--- BEGIN Source data ---

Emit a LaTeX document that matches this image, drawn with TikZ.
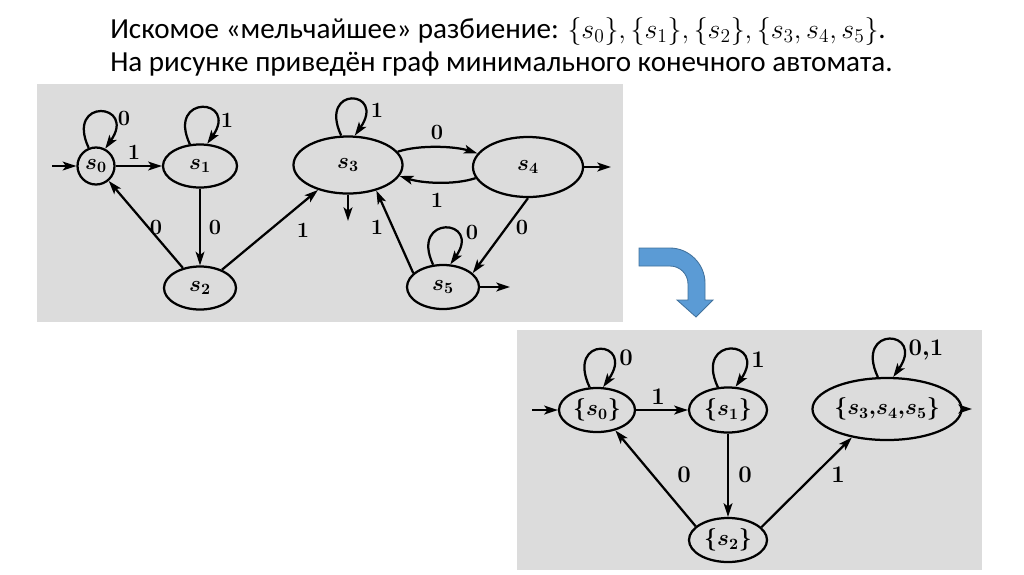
\RequirePackage{fix-cm}
\documentclass[tikz,border=0pt]{standalone}
\usepackage{fontspec}
\setmainfont{Carlito}
\usepackage{xcolor}
\definecolor{panelgray}{HTML}{DCDCDC}
\definecolor{bendblue}{HTML}{5B9BD5}
\definecolor{bendedge}{HTML}{41719C}
\usetikzlibrary{arrows.meta,shapes.geometric}
\tikzset{
  panel/.style ={fill=panelgray, draw=none},
  sbase/.style ={draw=black, line width=1.6pt, inner sep=0pt, align=center},
  sell/.style  ={sbase, ellipse, font=\fontsize{16}{18}\selectfont\boldmath},
  scirc/.style ={sbase, circle, minimum size=9.25mm, font=\fontsize{16}{18}\selectfont\boldmath},
  bell/.style  ={sbase, ellipse, font=\fontsize{16}{18}\selectfont\boldmath},
  arr/.style   ={-{Stealth[length=3.4mm, width=2.2mm, inset=0.8mm]}, line width=1.6pt},
  el/.style    ={font=\fontsize{15.5}{17}\selectfont\boldmath, inner sep=1pt},
  bel/.style   ={el, font=\fontsize{17}{19}\selectfont\boldmath},
  ttl/.style   ={anchor=base west, inner sep=0pt, font=\fontsize{20.7}{25}\selectfont},
}

\begin{document}
\begin{tikzpicture}[x=0.025cm, y=-0.025cm]
  \useasboundingbox (0,0) rectangle (1024,574);
  \fill[panel] (37,84) rectangle (623,322);
  \fill[panel] (517,330) rectangle (982,570);

  \node[ttl] (title1) at (110,38) {Искомое «мельчайшее» разбиение: {\fontsize{19.8}{25}\selectfont$\{s_0\}, \{s_1\}, \{s_2\}, \{s_3, s_4, s_5\}$}.};
  \node[ttl] (title2) at (110,71) {На рисунке приведён граф минимального конечного автомата.};

  % bent arrow between the two graphs
  \draw[fill=bendblue, draw=bendedge, line width=0.6pt]
    (639,248) -- (670,248) .. controls (689,248) and (705,264) .. (705,283)
    -- (705,300) -- (713,300) -- (696,317) -- (677,300) -- (688,300) -- (688,284)
    .. controls (688,274) and (680,266) .. (670,266) -- (639,266) -- cycle;

  % source automaton
  \node[scirc] (s0) at (96,166) {$s_0$};
  \node[sell, minimum width=18.5mm, minimum height=10.75mm] (s1) at (200,166) {$s_1$};
  \node[sell, minimum width=18mm, minimum height=10.75mm] (s2) at (200,288) {$s_2$};
  \node[sell, minimum width=27.25mm, minimum height=14.25mm] (s3) at (348,165) {$s_3$};
  \node[sell, minimum width=27.5mm, minimum height=15mm] (s4) at (528,167) {$s_4$};
  \node[sell, minimum width=18mm, minimum height=11mm] (s5) at (443,287) {$s_5$};
  \coordinate (i0) at (52,166);
  \coordinate (f3) at (348,221);
  \coordinate (f4) at (611,167);
  \coordinate (f5) at (510,287);

  \draw[arr] (i0) -- (s0);
  \draw[arr] (s0) -- (s1);
  \draw[arr] (s1) -- (s2);
  \draw[arr] (s2) -- (s0);
  \draw[arr] (s2) -- (s3);
  \draw[arr] (s3.15) .. controls +(0.55cm,0.18cm) and +(-0.55cm,0.18cm) .. (s4.165);
  \draw[arr] (s4.192) .. controls +(-0.55cm,-0.18cm) and +(0.55cm,-0.18cm) .. (s3.-12);
  \draw[arr] (s5.155) -- (s3.-42);
  \draw[arr] (s4.south) -- (s5.25);
  \draw[arr] (s3.south) -- (f3);
  \draw[arr] (s4.east) -- (f4);
  \draw[arr] (s5.east) -- (f5);
  \draw[arr] (s0.112) .. controls +(115:1.4cm) and +(55:1.4cm) .. (s0.62);
  \draw[arr] (s1.115) .. controls +(115:1.4cm) and +(55:1.4cm) .. (s1.72);
  \draw[arr] (s3.103) .. controls +(115:1.4cm) and +(55:1.4cm) .. (s3.77);
  \draw[arr] (s5.114) .. controls +(115:1.4cm) and +(55:1.4cm) .. (s5.72);

  \node[el] (l00) at (124,118) {$0$};
  \node[el] (l01) at (134,152) {$1$};
  \node[el] (l11) at (227,120) {$1$};
  \node[el] (l12) at (215,227) {$0$};
  \node[el] (l20) at (156,227) {$0$};
  \node[el] (l23) at (303,230) {$1$};
  \node[el] (l33) at (377,110) {$1$};
  \node[el] (l34) at (437,132) {$0$};
  \node[el] (l43) at (437,200) {$1$};
  \node[el] (l53) at (377,227) {$1$};
  \node[el] (l55) at (472,232) {$0$};
  \node[el] (l45) at (522,227) {$0$};

  % minimal automaton
  \node[bell, minimum width=19mm, minimum height=11mm] (b0) at (597,410) {$\{s_0\}$};
  \node[bell, minimum width=19.5mm, minimum height=11.25mm] (b1) at (728,410) {$\{s_1\}$};
  \node[bell, minimum width=19.5mm, minimum height=11mm] (b2) at (728,540) {$\{s_2\}$};
  \node[bell, minimum width=28.75mm, minimum height=15.5mm] (b3) at (887,409) {$\{s_3{,}s_4{,}s_5\}$};
  \coordinate (bi) at (532,410);
  \coordinate (bf) at (972,409);

  \draw[arr] (bi) -- (b0);
  \draw[arr] (b0) -- (b1);
  \draw[arr] (b1) -- (b2);
  \draw[arr] (b2.157) -- (b0.-48);
  \draw[arr] (b2.21) -- (b3.-141);
  \draw[arr] (b3.east) -- (bf);
  \draw[arr] (b0.108) .. controls +(115:1.45cm) and +(55:1.45cm) .. (b0.75);
  \draw[arr] (b1.114) .. controls +(115:1.45cm) and +(55:1.45cm) .. (b1.72);
  \draw[arr] (b3.106) .. controls +(115:1.45cm) and +(55:1.45cm) .. (b3.79);

  \node[bel] (m00) at (626,358) {$0$};
  \node[bel] (m01) at (658,397) {$1$};
  \node[bel] (m11) at (758,360) {$1$};
  \node[bel] (m12) at (745,475) {$0$};
  \node[bel] (m20) at (684,475) {$0$};
  \node[bel] (m23) at (838,475) {$1$};
  \node[bel] (m33) at (926,350) {$0{,}1$};
\end{tikzpicture}
\end{document}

--- END Source data ---

● **Task brief**:
Skip the images and write out the rest of the listing exactly.

● **Task response**:
Emit a LaTeX document that matches this image, drawn with TikZ.
\RequirePackage{fix-cm}
\documentclass[tikz,border=0pt]{standalone}
\usepackage{fontspec}
\setmainfont{Carlito}
\usepackage{xcolor}
\definecolor{panelgray}{HTML}{DCDCDC}
\definecolor{bendblue}{HTML}{5B9BD5}
\definecolor{bendedge}{HTML}{41719C}
\usetikzlibrary{arrows.meta,shapes.geometric}
\tikzset{
  panel/.style ={fill=panelgray, draw=none},
  sbase/.style ={draw=black, line width=1.6pt, inner sep=0pt, align=center},
  sell/.style  ={sbase, ellipse, font=\fontsize{16}{18}\selectfont\boldmath},
  scirc/.style ={sbase, circle, minimum size=9.25mm, font=\fontsize{16}{18}\selectfont\boldmath},
  bell/.style  ={sbase, ellipse, font=\fontsize{16}{18}\selectfont\boldmath},
  arr/.style   ={-{Stealth[length=3.4mm, width=2.2mm, inset=0.8mm]}, line width=1.6pt},
  el/.style    ={font=\fontsize{15.5}{17}\selectfont\boldmath, inner sep=1pt},
  bel/.style   ={el, font=\fontsize{17}{19}\selectfont\boldmath},
  ttl/.style   ={anchor=base west, inner sep=0pt, font=\fontsize{20.7}{25}\selectfont},
}

\begin{document}
\begin{tikzpicture}[x=0.025cm, y=-0.025cm]
  \useasboundingbox (0,0) rectangle (1024,574);
  \fill[panel] (37,84) rectangle (623,322);
  \fill[panel] (517,330) rectangle (982,570);

  \node[ttl] (title1) at (110,38) {Искомое «мельчайшее» разбиение: {\fontsize{19.8}{25}\selectfont$\{s_0\}, \{s_1\}, \{s_2\}, \{s_3, s_4, s_5\}$}.};
  \node[ttl] (title2) at (110,71) {На рисунке приведён граф минимального конечного автомата.};

  % bent arrow between the two graphs
  \draw[fill=bendblue, draw=bendedge, line width=0.6pt]
    (639,248) -- (670,248) .. controls (689,248) and (705,264) .. (705,283)
    -- (705,300) -- (713,300) -- (696,317) -- (677,300) -- (688,300) -- (688,284)
    .. controls (688,274) and (680,266) .. (670,266) -- (639,266) -- cycle;

  % source automaton
  \node[scirc] (s0) at (96,166) {$s_0$};
  \node[sell, minimum width=18.5mm, minimum height=10.75mm] (s1) at (200,166) {$s_1$};
  \node[sell, minimum width=18mm, minimum height=10.75mm] (s2) at (200,288) {$s_2$};
  \node[sell, minimum width=27.25mm, minimum height=14.25mm] (s3) at (348,165) {$s_3$};
  \node[sell, minimum width=27.5mm, minimum height=15mm] (s4) at (528,167) {$s_4$};
  \node[sell, minimum width=18mm, minimum height=11mm] (s5) at (443,287) {$s_5$};
  \coordinate (i0) at (52,166);
  \coordinate (f3) at (348,221);
  \coordinate (f4) at (611,167);
  \coordinate (f5) at (510,287);

  \draw[arr] (i0) -- (s0);
  \draw[arr] (s0) -- (s1);
  \draw[arr] (s1) -- (s2);
  \draw[arr] (s2) -- (s0);
  \draw[arr] (s2) -- (s3);
  \draw[arr] (s3.15) .. controls +(0.55cm,0.18cm) and +(-0.55cm,0.18cm) .. (s4.165);
  \draw[arr] (s4.192) .. controls +(-0.55cm,-0.18cm) and +(0.55cm,-0.18cm) .. (s3.-12);
  \draw[arr] (s5.155) -- (s3.-42);
  \draw[arr] (s4.south) -- (s5.25);
  \draw[arr] (s3.south) -- (f3);
  \draw[arr] (s4.east) -- (f4);
  \draw[arr] (s5.east) -- (f5);
  \draw[arr] (s0.112) .. controls +(115:1.4cm) and +(55:1.4cm) .. (s0.62);
  \draw[arr] (s1.115) .. controls +(115:1.4cm) and +(55:1.4cm) .. (s1.72);
  \draw[arr] (s3.103) .. controls +(115:1.4cm) and +(55:1.4cm) .. (s3.77);
  \draw[arr] (s5.114) .. controls +(115:1.4cm) and +(55:1.4cm) .. (s5.72);

  \node[el] (l00) at (124,118) {$0$};
  \node[el] (l01) at (134,152) {$1$};
  \node[el] (l11) at (227,120) {$1$};
  \node[el] (l12) at (215,227) {$0$};
  \node[el] (l20) at (156,227) {$0$};
  \node[el] (l23) at (303,230) {$1$};
  \node[el] (l33) at (377,110) {$1$};
  \node[el] (l34) at (437,132) {$0$};
  \node[el] (l43) at (437,200) {$1$};
  \node[el] (l53) at (377,227) {$1$};
  \node[el] (l55) at (472,232) {$0$};
  \node[el] (l45) at (522,227) {$0$};

  % minimal automaton
  \node[bell, minimum width=19mm, minimum height=11mm] (b0) at (597,410) {$\{s_0\}$};
  \node[bell, minimum width=19.5mm, minimum height=11.25mm] (b1) at (728,410) {$\{s_1\}$};
  \node[bell, minimum width=19.5mm, minimum height=11mm] (b2) at (728,540) {$\{s_2\}$};
  \node[bell, minimum width=28.75mm, minimum height=15.5mm] (b3) at (887,409) {$\{s_3{,}s_4{,}s_5\}$};
  \coordinate (bi) at (532,410);
  \coordinate (bf) at (972,409);

  \draw[arr] (bi) -- (b0);
  \draw[arr] (b0) -- (b1);
  \draw[arr] (b1) -- (b2);
  \draw[arr] (b2.157) -- (b0.-48);
  \draw[arr] (b2.21) -- (b3.-141);
  \draw[arr] (b3.east) -- (bf);
  \draw[arr] (b0.108) .. controls +(115:1.45cm) and +(55:1.45cm) .. (b0.75);
  \draw[arr] (b1.114) .. controls +(115:1.45cm) and +(55:1.45cm) .. (b1.72);
  \draw[arr] (b3.106) .. controls +(115:1.45cm) and +(55:1.45cm) .. (b3.79);

  \node[bel] (m00) at (626,358) {$0$};
  \node[bel] (m01) at (658,397) {$1$};
  \node[bel] (m11) at (758,360) {$1$};
  \node[bel] (m12) at (745,475) {$0$};
  \node[bel] (m20) at (684,475) {$0$};
  \node[bel] (m23) at (838,475) {$1$};
  \node[bel] (m33) at (926,350) {$0{,}1$};
\end{tikzpicture}
\end{document}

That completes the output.